Another solution to the regex change problem is to create functions that serve as an API to the metadata; so all updates, inserts and deletes would be done via these functions instead of directly manipulating the metadata table. These functions would act in a similar way as the trigger described above, preventing changes that would invalidate existing data. I’m not wholly convinced that one is better than the other, but I am starting to lean towards the API idea because it allows you hide the details of how the metadata is stored. This technique also lead me to another feature of PostgreSQL, creating new types.
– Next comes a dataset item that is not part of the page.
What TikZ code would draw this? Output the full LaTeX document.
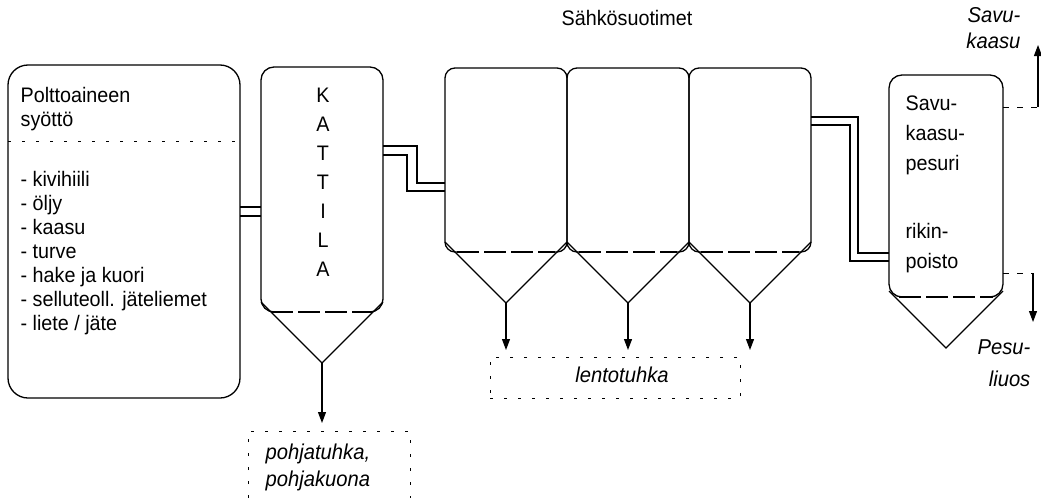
\documentclass[tikz,border=0pt]{standalone}
\usepackage{fontspec}
\setmainfont{Liberation Sans}[FakeStretch=0.94]
\usetikzlibrary{arrows.meta}
\begin{document}
\begin{tikzpicture}[x=1pt,y=-1pt,line width=1.3pt,
  txt/.style={font=\fontsize{21}{24}\selectfont,inner sep=0pt,text height=15pt,text depth=4pt},
  itx/.style={txt,font=\fontsize{21.5}{24}\selectfont\itshape},
  sparse/.style={line width=1pt,dash pattern=on 3pt off 11pt},
  seam/.style={line width=1.1pt,dash pattern=on 22pt off 5pt},
  arr/.style={line width=1.1pt,-{Triangle[length=11pt,width=8pt]}},
  duct/.style={line width=1.1pt}]
\useasboundingbox (0,0) rectangle (1041,498);

% fuel feed
\node[draw,rounded corners=20pt,minimum width=232pt,minimum height=333pt,inner sep=0pt] (feed) at (124,231.5) {};
\draw[sparse] (8,141) -- (240,141);
\node[txt,anchor=west] (f0) at (20,97) {Polttoaineen};
\node[txt,anchor=west] (f1) at (20,121) {syöttö};
\foreach \t [count=\i] in {- kivihiili,- öljy,- kaasu,- turve,- hake ja kuori,- selluteoll. jäteliemet,- liete / jäte}
  \node[txt,anchor=west] (fl\i) at (20,{157+24*\i}) {\t};

% boiler
\draw[rounded corners=13pt] (271,312) -| (261,67) -| (383,312) -- (373,312);
\draw[seam] (271,312) -- (373,312);
\draw (261,302) -- (322,363) coordinate (kap) -- (383,302);
\foreach \c [count=\i] in {K,A,T,T,I,L,A}
  \node[txt] (k\i) at (323,{68+29*\i}) {\c};

% duct feed -> boiler
\draw[duct] (240,207) -- (261,207) (240,216) -- (261,216);

% electrostatic precipitators
\node[txt] (esp) at (627,20) {Sähkösuotimet};
\foreach \xl/\n in {445/1,567/2,689/3}{
  \draw[rounded corners=10pt] (\xl+12,252) -| (\xl,68) -| (\xl+122,252) -- (\xl+110,252);
  \draw[seam] (\xl+12,252) -- (\xl+110,252);
  \draw (\xl,242) -- (\xl+61,303) coordinate (e\n) -- (\xl+122,242);
  \coordinate (et\n) at (\xl+61,350);
  \draw[arr] (e\n) -- (et\n);
}

% duct boiler -> precipitators
\draw[duct] (383,146) -| (417,183) -- (445,183);
\draw[duct] (383,155) -| (407,191) -- (445,191);

% scrubber
\draw[rounded corners=13pt] (899,297) -| (889,75) -| (1003,297) -- (993,297);
\draw[seam] (899,297) -- (993,297);
\draw (889,291) -- (946,348) coordinate (sap) -- (1003,291);
\node[txt,anchor=west] (s1) at (905,105) {Savu-};
\node[txt,anchor=west] (s2) at (905,135) {kaasu-};
\node[txt,anchor=west] (s3) at (905,165) {pesuri};
\node[txt,anchor=west] (s4) at (905,233) {rikin-};
\node[txt,anchor=west] (s5) at (905,263) {poisto};

% duct precipitators -> scrubber
\draw[duct] (811,117) -| (858,253) -- (889,253);
\draw[duct] (811,125) -| (850,261) -- (889,261);

% flue gas out
\coordinate (fgo) at (1003,107);
\coordinate (fgc) at (1038,107);
\coordinate (fgt) at (1038,45);
\draw[sparse,dash pattern=on 6pt off 8pt] (fgo) -- (fgc);
\draw[arr] (fgc) -- (fgt);
\node[itx,anchor=east] (fg1) at (1021,17) {Savu-};
\node[itx,anchor=east] (fg2) at (1021,43) {kaasu};

% scrubbing liquor out
\coordinate (lqo) at (1003,273);
\coordinate (lqc) at (1033,273);
\coordinate (lqt) at (1033,322);
\draw[sparse,dash pattern=on 6pt off 8pt] (lqo) -- (lqc);
\draw[arr] (lqc) -- (lqt);
\node[itx,anchor=east] (lq1) at (1031,349) {Pesu-};
\node[itx,anchor=east] (lq2) at (1031,381) {liuos};

% fly ash
\node[draw,sparse,minimum width=250pt,minimum height=41pt,inner sep=0pt] (fly) at (615,377.5) {};
\node[itx] (flyt) at (622,377) {lentotuhka};

% bottom ash
\coordinate (kat) at (322,423);
\draw[arr] (kap) -- (kat);
\draw[sparse] (248,498) |- (410,431) -- (410,498);
\node[itx,anchor=west] (b1) at (265,454) {pohjatuhka,};
\node[itx,anchor=west] (b2) at (265,481) {pohjakuona};
\end{tikzpicture}
\end{document}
Combining the API idea with creating new types allows you run regular SQL queries using the functions like tables. For some examples of how this can work take a look at ‘Defining and returning Rowtypes‘ in the 19 May 2003 General Bits. There is another example at General Bits under ‘SQL 2003 Standards Approved‘ from 17 April 2004. Between these two examples you should start to see the possibilities here, by creating an API to all your additional metadata not only can you limit changes you can allow the database to enforce them, either via triggers or constraints and expose them to the application layer through traditional SQL queries.

My goal is to be able to add new metadata (attributes) to database columns, allowing not just the upper application layers to make use of it but the database also. After some research and pondering it looks like PostgreSQL has the features necessary to make this possible in an easy and extensible way.